SAÚDE

Injeção de proteína melhora memória de macacos e abre caminho para tratar doenças neurodegenerativas

Feito inédito com primatas foi observado após restauração dos níveis da proteína antienvelhecimento klotho

Macacos rhesus. - Jean Francois Monier / AFP

De forma inédita, cientistas conseguiram melhorar a memória de primatas não humanos por meio da injeção de uma proteína antienvelhecimento cujos níveis diminuem com o tempo no organismo. O experimento, com macacos rhesus, foi publicado na revista científica Nature Aging, e abre caminho para o desenvolvimento de novos tratamentos de doenças neurodegenerativas.

Pesquisas anteriores já haviam demonstrado o potencial da restauração do nível da proteína klotho em camundongos, com a injeção tendo prolongado a vida dos animais e melhorado a comunicação entre os seus neurônios. O novo trabalho, porém, é o primeiro com primatas, que são mais próximos dos seres humanos.

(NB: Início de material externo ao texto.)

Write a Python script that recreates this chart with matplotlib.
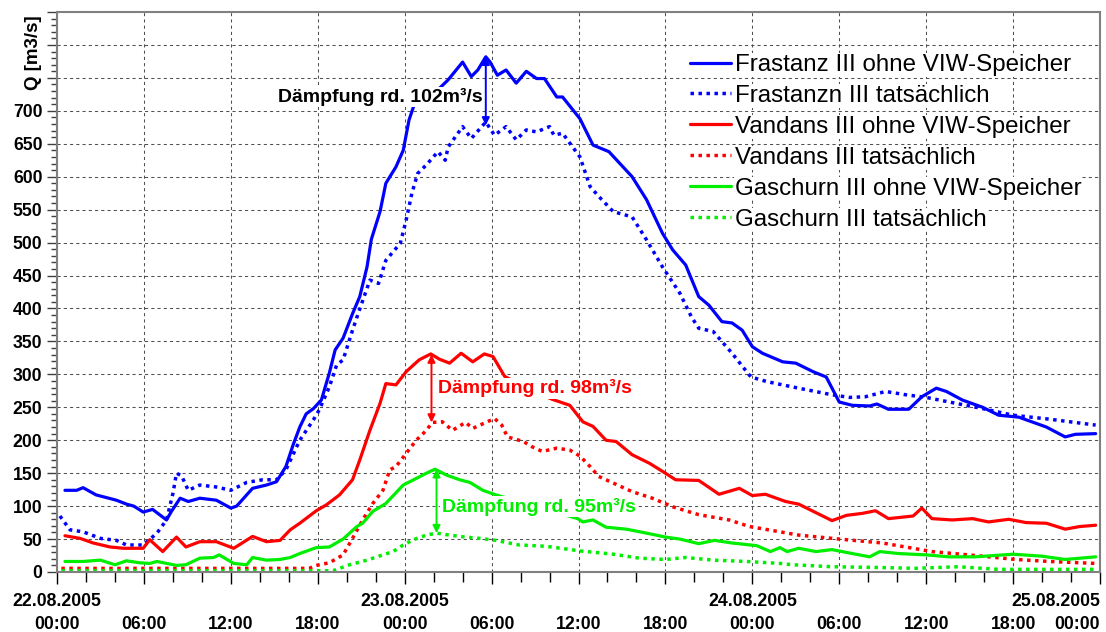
import matplotlib
matplotlib.use("Agg")
import matplotlib.pyplot as plt
from matplotlib.ticker import MultipleLocator, FuncFormatter

plt.rcParams['font.family'] = ['Liberation Sans', 'DejaVu Sans']

# ---------- data: hours since 22.08.2005 00:00, Q in m3/s ----------
FR_OHNE_H = [0.55, 1.36, 1.8, 2.7, 4.1, 4.8, 5.3, 5.95, 6.6, 7.56, 7.9, 8.5, 9.06, 9.86, 11.0,
             12.0, 12.4, 13.5, 14.46, 15.15, 15.8, 16.3, 16.76, 17.2, 17.7, 18.25, 18.8, 19.2,
             19.75, 20.4, 20.9, 21.4, 21.7, 22.3, 22.7, 23.4, 23.9, 24.3, 24.7, 25.3, 26.3, 27.0,
             28.0, 28.6, 29.05, 29.6, 29.9, 30.4, 31.0, 31.7, 32.4, 33.1, 33.65, 34.5, 34.9, 36.1,
             37.0, 38.1, 39.7, 40.7, 41.8, 42.5, 43.4, 44.3, 45.0, 45.9, 46.6, 47.3, 48.0, 48.7,
             50.1, 51.0, 52.2, 53.1, 54.0, 54.9, 56.1, 56.6, 57.4, 58.8, 59.7, 60.7, 61.4, 62.5,
             63.9, 65.0, 66.4, 68.3, 69.6, 70.3, 71.7]
FR_OHNE_Q = [124, 124, 128, 117, 109, 103, 100, 91, 95, 79, 92, 112, 107, 112, 109,
             97, 100, 127, 132, 137, 160, 193, 220, 240, 248, 261, 302, 337,
             355, 392, 418, 463, 505, 547, 590, 615, 640, 686, 712, 728, 732, 747,
             774, 752, 762, 782, 774, 754, 762, 742, 760, 749, 749, 721, 721, 688,
             648, 638, 600, 565, 514, 489, 466, 418, 405, 380, 378, 367, 342, 332,
             319, 317, 304, 296, 258, 253, 252, 255, 247, 247, 266, 279, 274, 261,
             250, 238, 235, 220, 205, 209, 210]

FR_TATS_H = [0.2, 0.9, 1.8, 3.0, 4.1, 4.8, 5.95, 6.9, 7.56, 8.0, 8.25, 8.6, 9.06, 9.86, 11.0,
             12.0, 13.1, 14.2, 15.15, 15.8, 16.76, 17.7, 18.1, 18.8, 19.3, 19.75, 20.4, 20.8,
             21.6, 22.2, 22.7, 23.7, 24.1, 24.5, 24.9, 25.5, 26.3, 26.8, 27.0, 28.0, 28.6, 29.6,
             30.2, 31.0, 31.7, 32.4, 33.1, 34.0, 34.3, 34.9, 36.1, 36.8, 37.4, 38.4, 39.7, 40.7,
             41.8, 43.0, 43.8, 44.3, 45.3, 46.6, 47.9, 49.0, 51.2, 53.5, 54.7, 55.8, 57.2, 58.6,
             60.0, 61.6, 63.9, 66.0, 68.5, 71.7]
FR_TATS_Q = [85, 64, 61, 51, 48, 41, 41, 59, 79, 119, 150, 146, 124, 132, 129,
             124, 136, 140, 140, 155, 200, 231, 246, 281, 314, 322, 367, 393,
             443, 438, 473, 499, 534, 575, 605, 618, 638, 625, 645, 676, 658, 683,
             663, 676, 656, 671, 668, 676, 663, 666, 630, 585, 570, 547, 539, 504,
             463, 423, 387, 370, 365, 332, 296, 289, 279, 269, 265, 266, 274, 269,
             265, 258, 248, 238, 232, 223]

VA_OHNE_H = [0.55, 1.6, 2.5, 3.66, 4.6, 5.95, 6.4, 7.3, 8.25, 8.9, 9.86, 11.0, 12.2, 13.5, 14.46,
             15.4, 16.1, 16.76, 17.9, 18.6, 19.5, 20.4, 20.9, 21.6, 22.3, 22.7, 23.4, 24.1, 25.0,
             25.8, 26.4, 27.1, 27.9, 28.7, 29.5, 30.1, 30.9, 32.5, 34.2, 35.4, 36.3, 37.0, 37.9,
             38.6, 39.7, 40.9, 42.0, 42.7, 44.3, 45.7, 47.1, 48.0, 48.9, 50.3, 51.2, 53.5, 54.5,
             55.6, 56.5, 57.4, 59.1, 59.7, 60.4, 61.8, 63.2, 64.3, 65.7, 66.9, 68.3, 69.6, 70.6,
             71.7]
VA_OHNE_Q = [55, 51, 44, 38, 36, 36, 49, 31, 53, 38, 46, 46, 36, 54, 46,
             48, 64, 74, 93, 102, 117, 140, 170, 215, 256, 286, 284, 304, 322,
             331, 323, 317, 332, 319, 331, 327, 297, 278, 262, 253, 228, 221, 200,
             198, 178, 165, 150, 140, 139, 118, 127, 116, 118, 107, 103, 78, 86,
             89, 93, 81, 85, 97, 81, 79, 81, 76, 80, 75, 74, 65, 69,
             71]

VA_TATS_H = [0.3, 17.4, 17.9, 18.8, 19.75, 20.4, 21.1, 21.8, 22.5, 22.97, 23.4, 24.1, 24.8, 25.5,
             25.9, 26.6, 27.3, 28.2, 28.7, 29.4, 30.2, 30.7, 31.1, 32.2, 32.8, 33.5, 34.5, 35.4,
             36.1, 36.8, 37.4, 38.4, 39.7, 41.1, 42.5, 44.3, 46.4, 47.8, 49.9, 51.2, 54.0, 57.0,
             60.4, 63.9, 66.2, 68.5, 71.7]
VA_TATS_Q = [5.5, 5.5, 10, 14, 26, 51, 79, 104, 124, 155, 160, 180, 200, 215,
             227, 228, 215, 227, 218, 225, 233, 223, 205, 198, 190, 183, 188, 185,
             176, 160, 145, 135, 122, 112, 99, 87, 79, 69, 61, 56, 50, 44,
             31, 24, 19, 16, 13]

GA_OHNE_H = [0.55, 1.8, 3.0, 4.0, 4.8, 5.7, 6.4, 6.9, 8.25, 8.9, 9.86, 10.8, 11.2, 12.2, 13.1,
             13.5, 14.46, 15.4, 16.1, 16.76, 17.9, 18.8, 19.75, 20.7, 21.1, 21.8, 22.7, 23.9, 24.8,
             25.5, 26.1, 26.9, 27.8, 28.5, 29.4, 30.3, 33.0, 35.95, 36.3, 37.0, 37.9, 39.3, 40.7,
             42.0, 43.0, 44.3, 45.4, 46.6, 48.3, 49.25, 49.9, 50.4, 51.2, 52.4, 53.5, 54.9, 56.1,
             56.8, 58.1, 60.0, 61.6, 63.4, 66.0, 68.0, 69.6, 71.7]
GA_OHNE_Q = [16, 16, 18, 11, 17, 14, 13, 16, 10, 11, 21, 22, 26, 13, 11,
             22, 18, 19, 22, 28, 37, 38, 50, 69, 74, 92, 104, 132, 142,
             150, 156, 147, 140, 136, 124, 117, 100, 81, 76, 79, 68, 65, 59,
             53, 50, 43, 48, 44, 40, 31, 37, 31, 36, 31, 34, 28, 23,
             31, 28, 26, 23, 23, 27, 24, 19, 23]

GA_TATS_H = [0.3, 19.06, 20.2, 21.4, 22.5, 23.2, 23.9, 24.6, 25.5, 26.2, 27.1, 28.2, 29.2, 30.3,
             31.9, 33.8, 36.1, 38.4, 40.2, 42.0, 43.4, 45.3, 47.6, 49.9, 50.8, 53.5, 56.3, 59.3,
             62.2, 65.0, 71.7]
GA_TATS_Q = [2, 2, 11, 18, 26, 31, 41, 49, 56, 59, 56, 53, 51, 48,
             41, 39, 32, 27, 21, 19, 22, 18, 16, 13, 11, 8, 7, 5.6,
             8, 4, 4]

LABELS = ["Frastanz III ohne VIW-Speicher", "Frastanzn III tatsächlich",
          "Vandans III ohne VIW-Speicher", "Vandans III tatsächlich",
          "Gaschurn III ohne VIW-Speicher", "Gaschurn III tatsächlich"]

DAYS = ["22.08.2005", "23.08.2005", "24.08.2005", "25.08.2005"]
HOURS = ["00:00", "06:00", "12:00", "18:00"]

BLUE, RED, GREEN = "#0000FF", "#FF0000", "#00EE00"
DOT = (0, (1, 1.3))

fig = plt.figure(figsize=(11.06, 6.32), dpi=100)
ax = fig.add_axes([57 / 1106, 60 / 632, 1043 / 1106, 560 / 632])

series = [
    (FR_OHNE_H, FR_OHNE_Q, BLUE, "-"),
    (FR_TATS_H, FR_TATS_Q, BLUE, DOT),
    (VA_OHNE_H, VA_OHNE_Q, RED, "-"),
    (VA_TATS_H, VA_TATS_Q, RED, DOT),
    (GA_OHNE_H, GA_OHNE_Q, GREEN, "-"),
    (GA_TATS_H, GA_TATS_Q, GREEN, DOT),
]
for (h, q, c, ls), lab in zip(series, LABELS):
    lw = 2.3 if ls == "-" else 2.5
    ax.plot(h, q, color=c, linestyle=ls, linewidth=lw, label=lab,
            dash_capstyle="butt", solid_capstyle="round")

ax.set_xlim(0, 72)
ax.set_ylim(0, 850)

# x ticks: times every 6 h (minor every 2 h), dates on a line above the times
ticks = list(range(0, 73, 6))
ax.set_xticks(ticks, labels=[HOURS[(t % 24) // 6] for t in ticks])
ax.xaxis.set_minor_locator(MultipleLocator(2))
ax.get_xticklabels()[-1].set_ha("right")
for i, day in enumerate(DAYS):
    ax.text(24 * i, -0.037, day, transform=ax.get_xaxis_transform(),
            ha="right" if i == len(DAYS) - 1 else "center", va="top",
            fontsize=12.7, fontweight="bold")

ax.yaxis.set_major_locator(MultipleLocator(50))
ax.yaxis.set_minor_locator(MultipleLocator(10))
ax.yaxis.set_major_formatter(FuncFormatter(lambda v, p: f"{v:.0f}" if v <= 700 else ""))

ax.tick_params(axis="x", which="major", length=8.4, width=1, color="black", pad=23,
               labelsize=12.7)
ax.tick_params(axis="x", which="minor", length=7, width=1, color="black")
ax.tick_params(axis="y", which="major", length=7, width=1, color="#404040", pad=3.5,
               labelsize=12.7)
ax.tick_params(axis="y", which="minor", length=4.5, width=1, color="#404040")
for lbl in ax.get_xticklabels() + ax.get_yticklabels():
    lbl.set_fontweight("bold")

ax.grid(which="major", color="#505050", linestyle=(0, (3, 3)), linewidth=0.75)
ax.set_axisbelow(True)
for sp in ax.spines.values():
    sp.set_color("#808080")
    sp.set_linewidth(1.5)

fig.text(33 / 1106, 1 - 53 / 632, "Q [m3/s]", rotation=90, fontweight="bold",
         fontsize=13.5, ha="center", va="center")

# damping annotations
arrow_kw = dict(arrowstyle="<|-|>", lw=1.4, mutation_scale=11, shrinkA=0, shrinkB=0)
ax.annotate("", xy=(29.6, 782), xytext=(29.6, 678), arrowprops=dict(color=BLUE, **arrow_kw))
ax.annotate("", xy=(25.85, 330), xytext=(25.85, 227), arrowprops=dict(color=RED, **arrow_kw))
ax.annotate("", xy=(26.2, 156), xytext=(26.2, 59), arrowprops=dict(color=GREEN, **arrow_kw))

box = dict(facecolor="white", edgecolor="none", pad=1)
ax.text(29.35, 721, "Dämpfung rd. 102m³/s", color="black", fontweight="bold", fontsize=14,
        ha="right", va="center", bbox=box)
ax.text(26.3, 279, "Dämpfung rd. 98m³/s", color=RED, fontweight="bold", fontsize=14,
        ha="left", va="center", bbox=box)
ax.text(26.55, 99, "Dämpfung rd. 95m³/s", color=GREEN, fontweight="bold", fontsize=14,
        ha="left", va="center", bbox=box)

leg = ax.legend(loc="upper left", bbox_to_anchor=(0.607, 0.925), frameon=False, fontsize=17.4,
                handlelength=1.7, handletextpad=0.15, labelspacing=0.37, borderpad=0,
                borderaxespad=0)
for t in leg.get_texts():
    t.set_bbox(dict(facecolor="white", edgecolor="none", pad=0.5))

fig.savefig("out.png", dpi=100)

“Dados os estreitos paralelos genéticos e fisiológicos entre primatas e humanos, isso pode sugerir aplicações potenciais para o tratamento de distúrbios cognitivos humanos”, afirmou o neurologista do Instituto para Pesquisa em Demência do Reino Unido, da University College of London, Marc Busche, em artigo da revista Nature sobre o estudo.

O trabalho, conduzido por pesquisadores dos Estados Unidos, envolveu macacos com idade média de 22 anos. Eles realizaram testes de memória espacial antes e depois de uma única injeção da proteína. Nos experimentos, os animais precisavam lembrar a localização de uma guloseima.
 

À Nature, a coautora do estudo e pesquisadora da Universidade da Califórnia, Dena Dubal, comparou o teste ao ato de se lembrar onde deixou o carro em um estacionamento, ou tentar recordar uma sequência de números alguns minutos depois de ouvi-la – tarefas que se tornam mais difíceis com a idade.

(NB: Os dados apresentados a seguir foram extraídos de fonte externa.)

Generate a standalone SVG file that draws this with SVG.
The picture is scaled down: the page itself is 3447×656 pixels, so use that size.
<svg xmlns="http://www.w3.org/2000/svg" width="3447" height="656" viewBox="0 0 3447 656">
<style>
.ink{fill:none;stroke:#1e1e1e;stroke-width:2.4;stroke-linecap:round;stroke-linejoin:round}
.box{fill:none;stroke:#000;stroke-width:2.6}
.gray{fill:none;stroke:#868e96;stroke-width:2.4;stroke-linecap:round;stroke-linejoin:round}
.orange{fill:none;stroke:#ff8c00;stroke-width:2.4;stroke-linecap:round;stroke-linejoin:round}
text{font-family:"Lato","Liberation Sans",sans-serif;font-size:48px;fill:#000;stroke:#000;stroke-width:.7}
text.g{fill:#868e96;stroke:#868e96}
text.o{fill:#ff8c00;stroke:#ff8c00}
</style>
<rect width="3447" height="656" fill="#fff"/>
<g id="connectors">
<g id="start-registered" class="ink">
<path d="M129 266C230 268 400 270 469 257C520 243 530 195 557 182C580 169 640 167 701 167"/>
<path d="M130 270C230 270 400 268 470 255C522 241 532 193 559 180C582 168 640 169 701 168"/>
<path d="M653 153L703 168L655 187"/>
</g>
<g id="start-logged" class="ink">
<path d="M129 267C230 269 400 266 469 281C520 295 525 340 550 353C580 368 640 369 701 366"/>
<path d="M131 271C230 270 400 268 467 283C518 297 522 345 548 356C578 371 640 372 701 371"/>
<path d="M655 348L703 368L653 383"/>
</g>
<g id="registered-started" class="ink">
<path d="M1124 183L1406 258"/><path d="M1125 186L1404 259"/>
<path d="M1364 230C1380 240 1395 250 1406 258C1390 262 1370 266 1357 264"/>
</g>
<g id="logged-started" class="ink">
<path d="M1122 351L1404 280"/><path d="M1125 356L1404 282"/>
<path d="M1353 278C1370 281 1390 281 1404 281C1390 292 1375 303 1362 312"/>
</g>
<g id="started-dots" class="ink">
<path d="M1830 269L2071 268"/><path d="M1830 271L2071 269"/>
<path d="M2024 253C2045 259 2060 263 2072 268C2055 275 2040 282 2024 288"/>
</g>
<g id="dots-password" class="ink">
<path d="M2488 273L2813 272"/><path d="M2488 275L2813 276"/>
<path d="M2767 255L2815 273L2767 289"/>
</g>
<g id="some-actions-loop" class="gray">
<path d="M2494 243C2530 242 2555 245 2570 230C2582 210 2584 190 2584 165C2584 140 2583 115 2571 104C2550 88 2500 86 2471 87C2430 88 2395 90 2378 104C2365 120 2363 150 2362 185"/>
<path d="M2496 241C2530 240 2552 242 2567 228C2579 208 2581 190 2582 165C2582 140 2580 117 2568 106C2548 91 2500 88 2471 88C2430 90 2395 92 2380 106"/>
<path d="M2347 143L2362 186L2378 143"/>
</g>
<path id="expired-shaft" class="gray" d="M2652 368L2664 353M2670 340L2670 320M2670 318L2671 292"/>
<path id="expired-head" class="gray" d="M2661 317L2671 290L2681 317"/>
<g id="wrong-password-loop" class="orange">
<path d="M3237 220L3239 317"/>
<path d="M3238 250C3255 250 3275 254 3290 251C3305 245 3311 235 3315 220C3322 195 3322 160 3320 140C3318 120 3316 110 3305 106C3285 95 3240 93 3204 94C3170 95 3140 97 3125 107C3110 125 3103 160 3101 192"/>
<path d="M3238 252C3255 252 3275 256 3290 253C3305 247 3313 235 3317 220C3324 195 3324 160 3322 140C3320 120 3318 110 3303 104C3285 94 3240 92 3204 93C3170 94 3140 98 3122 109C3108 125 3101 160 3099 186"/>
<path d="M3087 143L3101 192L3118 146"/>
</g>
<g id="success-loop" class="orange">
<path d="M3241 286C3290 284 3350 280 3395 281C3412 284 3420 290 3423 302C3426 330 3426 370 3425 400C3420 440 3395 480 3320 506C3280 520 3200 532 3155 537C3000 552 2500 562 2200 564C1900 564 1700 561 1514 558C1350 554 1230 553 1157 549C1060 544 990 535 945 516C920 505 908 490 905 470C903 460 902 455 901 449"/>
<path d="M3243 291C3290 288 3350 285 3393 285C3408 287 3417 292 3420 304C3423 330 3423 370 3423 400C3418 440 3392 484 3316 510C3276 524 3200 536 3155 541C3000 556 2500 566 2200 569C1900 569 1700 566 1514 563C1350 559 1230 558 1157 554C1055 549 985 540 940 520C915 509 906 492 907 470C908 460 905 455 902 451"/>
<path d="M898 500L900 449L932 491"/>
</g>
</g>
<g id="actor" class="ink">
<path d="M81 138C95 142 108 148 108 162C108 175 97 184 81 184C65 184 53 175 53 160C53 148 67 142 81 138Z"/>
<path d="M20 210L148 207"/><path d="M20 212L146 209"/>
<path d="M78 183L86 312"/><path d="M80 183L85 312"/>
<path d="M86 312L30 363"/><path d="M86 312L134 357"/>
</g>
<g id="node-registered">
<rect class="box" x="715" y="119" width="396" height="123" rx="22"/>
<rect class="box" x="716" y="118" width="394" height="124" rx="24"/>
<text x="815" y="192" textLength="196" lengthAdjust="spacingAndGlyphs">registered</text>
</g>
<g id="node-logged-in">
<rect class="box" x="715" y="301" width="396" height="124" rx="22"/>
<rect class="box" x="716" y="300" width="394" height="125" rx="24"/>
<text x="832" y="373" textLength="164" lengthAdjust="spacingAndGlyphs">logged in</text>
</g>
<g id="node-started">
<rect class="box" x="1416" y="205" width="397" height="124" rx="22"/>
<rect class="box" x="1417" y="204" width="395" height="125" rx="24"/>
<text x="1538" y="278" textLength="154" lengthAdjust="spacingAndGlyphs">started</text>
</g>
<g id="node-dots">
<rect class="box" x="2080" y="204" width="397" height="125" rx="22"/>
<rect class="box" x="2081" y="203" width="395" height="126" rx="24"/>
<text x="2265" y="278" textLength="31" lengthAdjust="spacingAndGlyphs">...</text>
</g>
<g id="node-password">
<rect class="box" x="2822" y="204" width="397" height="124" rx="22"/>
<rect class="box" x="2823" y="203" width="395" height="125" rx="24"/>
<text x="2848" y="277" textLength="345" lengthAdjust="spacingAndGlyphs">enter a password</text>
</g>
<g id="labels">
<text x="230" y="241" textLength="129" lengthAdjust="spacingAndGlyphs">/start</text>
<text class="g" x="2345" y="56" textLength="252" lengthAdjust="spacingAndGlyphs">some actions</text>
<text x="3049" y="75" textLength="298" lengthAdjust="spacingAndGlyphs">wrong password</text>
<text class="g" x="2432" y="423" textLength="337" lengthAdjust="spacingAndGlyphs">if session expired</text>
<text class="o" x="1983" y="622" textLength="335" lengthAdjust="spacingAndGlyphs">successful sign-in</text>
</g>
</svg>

Os resultados mostraram que os animais que receberam a injeção da klotho tiveram um desempenho significativamente melhor, identificando a localização correta das guloseimas cerca de 60% das vezes, contra 45% antes da aplicação. Essa diferença foi observada de forma sustentada por ao menos duas semanas. Foram utilizadas doses consideradas baixas da proteína.

Um dos desafios ainda é compreender por meio de qual mecanismo exatamente a proteína interfere na cognição. Porém, Dubal destaca que o trabalho “certamente nos dá esperança” e que “há uma razão muito forte para saltar para os ensaios clínicos em humanos agora”.

No artigo, o neurologista da Universidade Norueguesa de Ciência e Tecnologia Gøril Rolfseng Grøntvedt concorda que são necessários mais estudos, mas afirma que os resultados de fato indicam que esse aumento da proteína tenha efeitos benéficos. Grøntvedt e sua equipe descobriram anteriormente que pessoas com Alzheimer cujos níveis da klotho são mais altos tendem a apresentar menor comprometimento cognitivo.

No ano passado, um estudo brasileiro de pesquisadores do Instituto de Ciências Biomédicas da Universidade de São Paulo (ICB-USP), publicado no periódico Scientific Reports, identificou que uma das ações da klotho é evitar a morte dos neurônios.

“Colocamos mais um tijolo nessa casa de conhecimento que estamos construindo para uma possível nova terapia. Descobrimos que a klotho consegue de fato impedir a morte dos neurônios”, disse na época o coordenador da pesquisa e professor da USP, Cristoforo Scavone, em comunicado.

O cientista é um dos que se debruçam no papel da proteína desde que o seu fator antienvelhecimento foi identificado pela primeira vez no Japão, em 1997.

Os resultados são animadores, mas ele destaca que “ainda é preciso descrever o funcionamento da klotho em outros locais do cérebro em que ela se encontra, como no cerebelo, no hipocampo e no sistema nervoso periférico”. “Assim poderemos avaliar a sua importância para a memória e para outras doenças, como o Parkinson, por exemplo”, disse.